**Data supplied**
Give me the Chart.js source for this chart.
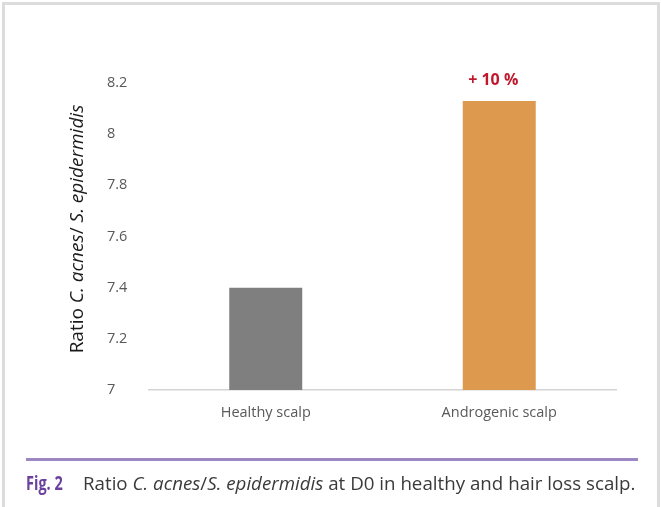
<!DOCTYPE html>
<html>
<head>
<meta charset="utf-8">
<script src="https://cdn.jsdelivr.net/npm/chart.js@4.4.1/dist/chart.umd.min.js"></script>
<style>
  body { margin: 0; background: #fff; }
  #wrap { position: relative; width: 661px; height: 507px; overflow: hidden; }
  #frame { position: absolute; left: 2px; top: 2px; width: 658px; height: 520px; border: 3px solid #dcdcdc; box-sizing: border-box; }
  canvas { position: absolute; left: 0; top: 0; }
  #rule { position: absolute; left: 26px; top: 458px; width: 612px; height: 2.5px; background: #9c87c2; }
  .cap { position: absolute; top: 470px; font-family: "Open Sans", sans-serif; font-size: 19px; white-space: nowrap; transform-origin: 0 50%; }
  #fig { left: 26px; top: 469px; font-size: 20px; color: #6a3f9e; font-weight: bold; }
  #caption { left: 83px; color: #3a3a3a; }
</style>
</head>
<body>
<div id="wrap">
  <canvas id="myChart" width="661" height="507"></canvas>
  <div id="frame"></div>
  <div id="rule"></div>
  <div id="fig" class="cap">Fig. 2</div>
  <div id="caption" class="cap">Ratio <i>C. acnes</i>/<i>S. epidermidis</i> at D0 in healthy and hair loss scalp.</div>
</div>
<script>
var categories = ['Healthy scalp', 'Androgenic scalp']
var ratios = [7.4, 8.13]
var barColors = ['#7f7f7f', '#dd9a4f']
var yTicks = [7, 7.2, 7.4, 7.6, 7.8, 8, 8.2]
var annotations = ['', '+ 10 %']

// squeeze the caption pieces to the reference widths
var fig = document.getElementById('fig')
fig.style.transform = 'scaleX(' + (37 / fig.offsetWidth) + ')'
var cap = document.getElementById('caption')
cap.style.transform = 'scaleX(' + (552 / cap.offsetWidth) + ')'

// y title with italic parts, and the +10 % label over the bar
var extras = {
    id: 'extras',
    afterDraw: function (chart) {
        var c = chart.ctx
        c.save()
        c.translate(78, 229)
        c.rotate(-Math.PI / 2)
        var parts = [['Ratio ', ''], ['C. acnes', 'italic '], ['/ ', ''], ['S. epidermidis', 'italic ']]
        var total = 0
        parts.forEach(function (p) {
            c.font = p[1] + '19px "Open Sans", sans-serif'
            total += c.measureText(p[0]).width
        })
        var x = -total / 2
        c.fillStyle = '#1a1a1a'
        c.textBaseline = 'middle'
        parts.forEach(function (p) {
            c.font = p[1] + '19px "Open Sans", sans-serif'
            c.fillText(p[0], x, 0)
            x += c.measureText(p[0]).width
        })
        c.restore()

        var meta = chart.getDatasetMeta(0)
        c.save()
        c.font = 'bold 16px "Open Sans", sans-serif'
        c.fillStyle = '#c0182c'
        c.textAlign = 'center'
        c.textBaseline = 'bottom'
        meta.data.forEach(function (bar, i) {
            if (annotations[i]) c.fillText(annotations[i], bar.x - 6, bar.y - 12)
        })
        c.restore()
    }
}

var ctx = document.getElementById('myChart').getContext('2d')
var myChart = new Chart(ctx, {
    type: 'bar',
    data: {
        labels: categories,
        datasets: [{
            data: ratios,
            backgroundColor: barColors,
            borderWidth: 0,
            barPercentage: 0.3126,
            categoryPercentage: 1
        }]
    },
    options: {
        responsive: false,
        animation: false,
        layout: { padding: { left: 107, top: 83, right: 45, bottom: 77 } },
        plugins: {
            legend: { display: false },
            tooltip: { enabled: false }
        },
        scales: {
            x: {
                grid: { display: false, drawTicks: false },
                border: { color: '#d4d4d4', width: 1.5 },
                ticks: { color: '#595959', font: { family: 'Open Sans', size: 14.5 }, padding: 14 },
                afterFit: function (s) { s.height = 40 }
            },
            y: {
                min: 7,
                max: 8.2,
                grid: { display: false, drawTicks: false },
                border: { display: false },
                afterBuildTicks: function (s) { s.ticks = yTicks.map(function (v) { return { value: v } }) },
                ticks: {
                    crossAlign: 'far',
                    color: '#595959',
                    font: { family: 'Open Sans', size: 14.5 },
                    callback: function (v) { return String(Math.round(v * 10) / 10) }
                },
                afterFit: function (s) { s.width = 42 }
            }
        }
    },
    plugins: [extras]
})
</script>
</body>
</html>
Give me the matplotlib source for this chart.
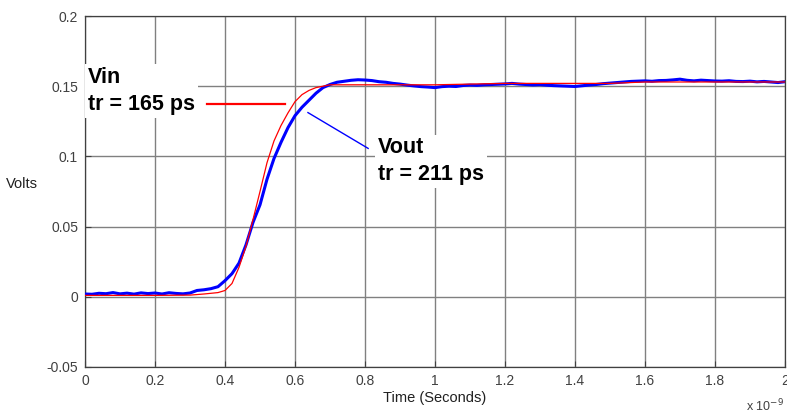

**Short problem**
Copy out every line of the material above exactly, skipping the pictures.

**Correct response**
Give me the Chart.js source for this chart.
<!DOCTYPE html>
<html>
<head>
<meta charset="utf-8">
<script src="https://cdn.jsdelivr.net/npm/chart.js@4.4.1/dist/chart.umd.min.js"></script>
<style>
  body { margin: 0; background: #fff; }
  #wrap { position: relative; width: 661px; height: 507px; overflow: hidden; }
  #frame { position: absolute; left: 2px; top: 2px; width: 658px; height: 520px; border: 3px solid #dcdcdc; box-sizing: border-box; }
  canvas { position: absolute; left: 0; top: 0; }
  #rule { position: absolute; left: 26px; top: 458px; width: 612px; height: 2.5px; background: #9c87c2; }
  .cap { position: absolute; top: 470px; font-family: "Open Sans", sans-serif; font-size: 19px; white-space: nowrap; transform-origin: 0 50%; }
  #fig { left: 26px; top: 469px; font-size: 20px; color: #6a3f9e; font-weight: bold; }
  #caption { left: 83px; color: #3a3a3a; }
</style>
</head>
<body>
<div id="wrap">
  <canvas id="myChart" width="661" height="507"></canvas>
  <div id="frame"></div>
  <div id="rule"></div>
  <div id="fig" class="cap">Fig. 2</div>
  <div id="caption" class="cap">Ratio <i>C. acnes</i>/<i>S. epidermidis</i> at D0 in healthy and hair loss scalp.</div>
</div>
<script>
var categories = ['Healthy scalp', 'Androgenic scalp']
var ratios = [7.4, 8.13]
var barColors = ['#7f7f7f', '#dd9a4f']
var yTicks = [7, 7.2, 7.4, 7.6, 7.8, 8, 8.2]
var annotations = ['', '+ 10 %']

// squeeze the caption pieces to the reference widths
var fig = document.getElementById('fig')
fig.style.transform = 'scaleX(' + (37 / fig.offsetWidth) + ')'
var cap = document.getElementById('caption')
cap.style.transform = 'scaleX(' + (552 / cap.offsetWidth) + ')'

// y title with italic parts, and the +10 % label over the bar
var extras = {
    id: 'extras',
    afterDraw: function (chart) {
        var c = chart.ctx
        c.save()
        c.translate(78, 229)
        c.rotate(-Math.PI / 2)
        var parts = [['Ratio ', ''], ['C. acnes', 'italic '], ['/ ', ''], ['S. epidermidis', 'italic ']]
        var total = 0
        parts.forEach(function (p) {
            c.font = p[1] + '19px "Open Sans", sans-serif'
            total += c.measureText(p[0]).width
        })
        var x = -total / 2
        c.fillStyle = '#1a1a1a'
        c.textBaseline = 'middle'
        parts.forEach(function (p) {
            c.font = p[1] + '19px "Open Sans", sans-serif'
            c.fillText(p[0], x, 0)
            x += c.measureText(p[0]).width
        })
        c.restore()

        var meta = chart.getDatasetMeta(0)
        c.save()
        c.font = 'bold 16px "Open Sans", sans-serif'
        c.fillStyle = '#c0182c'
        c.textAlign = 'center'
        c.textBaseline = 'bottom'
        meta.data.forEach(function (bar, i) {
            if (annotations[i]) c.fillText(annotations[i], bar.x - 6, bar.y - 12)
        })
        c.restore()
    }
}

var ctx = document.getElementById('myChart').getContext('2d')
var myChart = new Chart(ctx, {
    type: 'bar',
    data: {
        labels: categories,
        datasets: [{
            data: ratios,
            backgroundColor: barColors,
            borderWidth: 0,
            barPercentage: 0.3126,
            categoryPercentage: 1
        }]
    },
    options: {
        responsive: false,
        animation: false,
        layout: { padding: { left: 107, top: 83, right: 45, bottom: 77 } },
        plugins: {
            legend: { display: false },
            tooltip: { enabled: false }
        },
        scales: {
            x: {
                grid: { display: false, drawTicks: false },
                border: { color: '#d4d4d4', width: 1.5 },
                ticks: { color: '#595959', font: { family: 'Open Sans', size: 14.5 }, padding: 14 },
                afterFit: function (s) { s.height = 40 }
            },
            y: {
                min: 7,
                max: 8.2,
                grid: { display: false, drawTicks: false },
                border: { display: false },
                afterBuildTicks: function (s) { s.ticks = yTicks.map(function (v) { return { value: v } }) },
                ticks: {
                    crossAlign: 'far',
                    color: '#595959',
                    font: { family: 'Open Sans', size: 14.5 },
                    callback: function (v) { return String(Math.round(v * 10) / 10) }
                },
                afterFit: function (s) { s.width = 42 }
            }
        }
    },
    plugins: [extras]
})
</script>
</body>
</html>
Give me the matplotlib source for this chart.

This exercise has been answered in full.